# What needs to be done
The lines from the top of the material through the line with "from matplotlib.patches import Patch" are to be set down exactly. Leave the pictures out.

# Supplied data

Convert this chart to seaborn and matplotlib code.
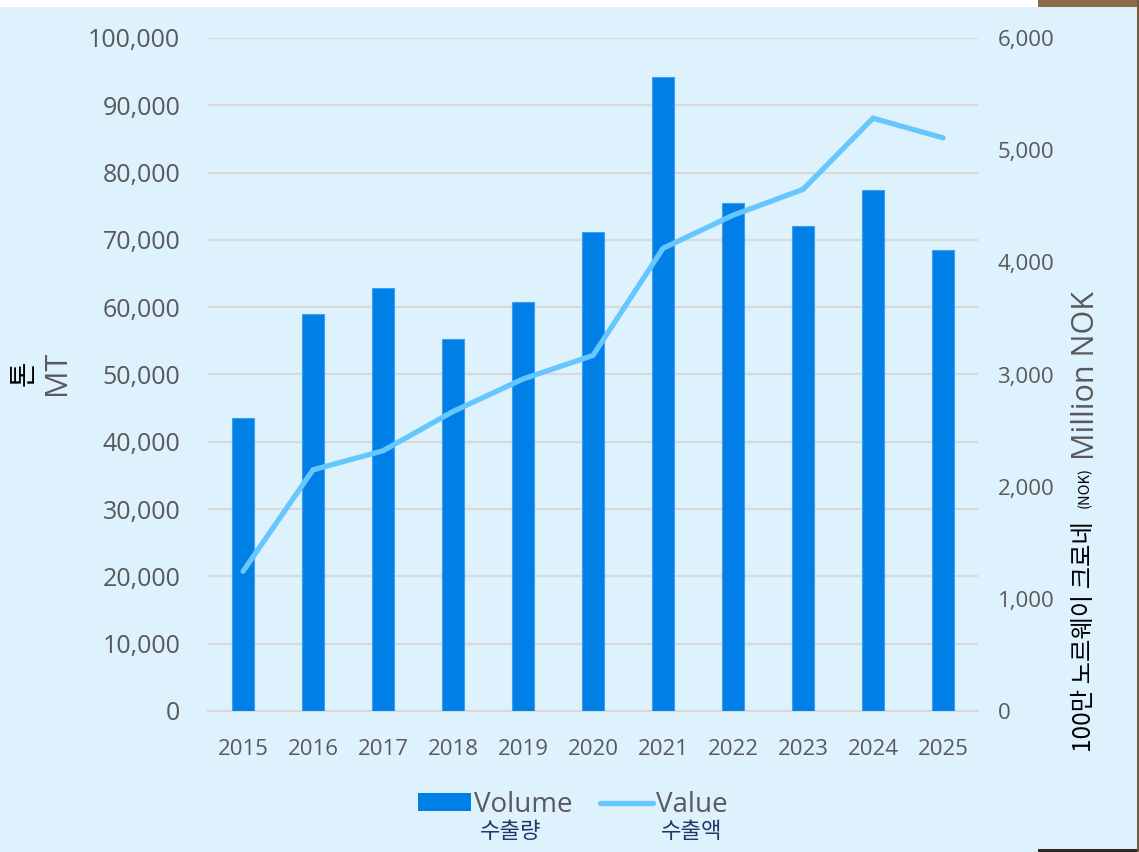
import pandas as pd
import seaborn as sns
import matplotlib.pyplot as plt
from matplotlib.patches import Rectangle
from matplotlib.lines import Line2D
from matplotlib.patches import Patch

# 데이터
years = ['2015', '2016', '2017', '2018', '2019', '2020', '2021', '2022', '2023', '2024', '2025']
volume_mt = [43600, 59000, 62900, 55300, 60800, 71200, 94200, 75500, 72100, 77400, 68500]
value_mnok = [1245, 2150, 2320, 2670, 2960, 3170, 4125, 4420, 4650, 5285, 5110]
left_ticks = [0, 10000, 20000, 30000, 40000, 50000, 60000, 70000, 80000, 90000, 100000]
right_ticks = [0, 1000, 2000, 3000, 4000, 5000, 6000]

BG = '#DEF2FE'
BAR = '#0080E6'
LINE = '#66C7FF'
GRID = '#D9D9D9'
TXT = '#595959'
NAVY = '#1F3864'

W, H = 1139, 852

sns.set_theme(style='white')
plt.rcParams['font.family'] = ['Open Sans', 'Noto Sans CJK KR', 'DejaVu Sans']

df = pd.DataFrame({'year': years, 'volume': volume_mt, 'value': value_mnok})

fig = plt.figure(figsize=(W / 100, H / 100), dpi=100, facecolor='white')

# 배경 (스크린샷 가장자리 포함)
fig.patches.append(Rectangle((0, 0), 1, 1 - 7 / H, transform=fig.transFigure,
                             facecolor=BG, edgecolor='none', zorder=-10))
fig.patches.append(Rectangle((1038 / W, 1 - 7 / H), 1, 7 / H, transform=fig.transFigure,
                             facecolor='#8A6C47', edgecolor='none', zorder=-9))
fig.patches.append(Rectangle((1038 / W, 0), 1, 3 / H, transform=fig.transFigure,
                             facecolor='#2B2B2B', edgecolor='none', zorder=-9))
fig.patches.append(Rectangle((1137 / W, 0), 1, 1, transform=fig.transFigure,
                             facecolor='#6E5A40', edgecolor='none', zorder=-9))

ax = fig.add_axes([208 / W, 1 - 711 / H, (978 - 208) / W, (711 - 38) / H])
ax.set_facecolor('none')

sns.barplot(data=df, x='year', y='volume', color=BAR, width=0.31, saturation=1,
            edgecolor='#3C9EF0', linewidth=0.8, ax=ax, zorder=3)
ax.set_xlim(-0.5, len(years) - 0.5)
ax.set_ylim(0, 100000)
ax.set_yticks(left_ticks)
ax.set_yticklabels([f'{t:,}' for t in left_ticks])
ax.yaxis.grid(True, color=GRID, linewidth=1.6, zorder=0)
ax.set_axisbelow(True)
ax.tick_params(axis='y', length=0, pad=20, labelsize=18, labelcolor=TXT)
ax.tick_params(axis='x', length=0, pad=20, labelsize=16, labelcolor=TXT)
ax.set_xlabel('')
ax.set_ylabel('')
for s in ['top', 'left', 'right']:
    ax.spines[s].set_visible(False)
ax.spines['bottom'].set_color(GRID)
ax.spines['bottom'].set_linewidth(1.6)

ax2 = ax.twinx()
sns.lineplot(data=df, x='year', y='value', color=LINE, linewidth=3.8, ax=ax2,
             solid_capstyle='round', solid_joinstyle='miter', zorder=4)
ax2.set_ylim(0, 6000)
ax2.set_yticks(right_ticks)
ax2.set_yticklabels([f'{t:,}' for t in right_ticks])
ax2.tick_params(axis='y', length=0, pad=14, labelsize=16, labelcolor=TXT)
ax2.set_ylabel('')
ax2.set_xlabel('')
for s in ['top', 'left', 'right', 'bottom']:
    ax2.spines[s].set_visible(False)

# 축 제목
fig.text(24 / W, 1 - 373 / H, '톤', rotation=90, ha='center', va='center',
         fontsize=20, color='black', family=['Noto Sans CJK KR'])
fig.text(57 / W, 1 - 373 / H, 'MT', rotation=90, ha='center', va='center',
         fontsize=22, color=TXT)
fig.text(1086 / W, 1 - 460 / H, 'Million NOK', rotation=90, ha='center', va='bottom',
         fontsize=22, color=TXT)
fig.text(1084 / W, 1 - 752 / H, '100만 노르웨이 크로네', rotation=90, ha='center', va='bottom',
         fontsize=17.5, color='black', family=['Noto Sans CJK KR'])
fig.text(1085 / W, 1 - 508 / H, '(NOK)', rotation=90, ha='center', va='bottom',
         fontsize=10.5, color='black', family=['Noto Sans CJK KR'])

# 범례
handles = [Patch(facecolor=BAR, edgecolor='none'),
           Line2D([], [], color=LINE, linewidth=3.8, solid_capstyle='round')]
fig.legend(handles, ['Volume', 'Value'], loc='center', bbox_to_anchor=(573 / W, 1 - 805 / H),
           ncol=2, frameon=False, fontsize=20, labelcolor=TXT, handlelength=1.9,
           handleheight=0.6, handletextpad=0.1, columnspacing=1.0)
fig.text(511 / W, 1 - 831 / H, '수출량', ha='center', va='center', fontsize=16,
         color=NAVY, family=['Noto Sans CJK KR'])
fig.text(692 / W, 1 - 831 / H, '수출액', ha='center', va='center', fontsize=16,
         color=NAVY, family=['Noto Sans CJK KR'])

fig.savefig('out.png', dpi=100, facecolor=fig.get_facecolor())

# Written solution
Convert this chart to seaborn and matplotlib code.
import pandas as pd
import seaborn as sns
import matplotlib.pyplot as plt
from matplotlib.patches import Rectangle
from matplotlib.lines import Line2D
from matplotlib.patches import Patch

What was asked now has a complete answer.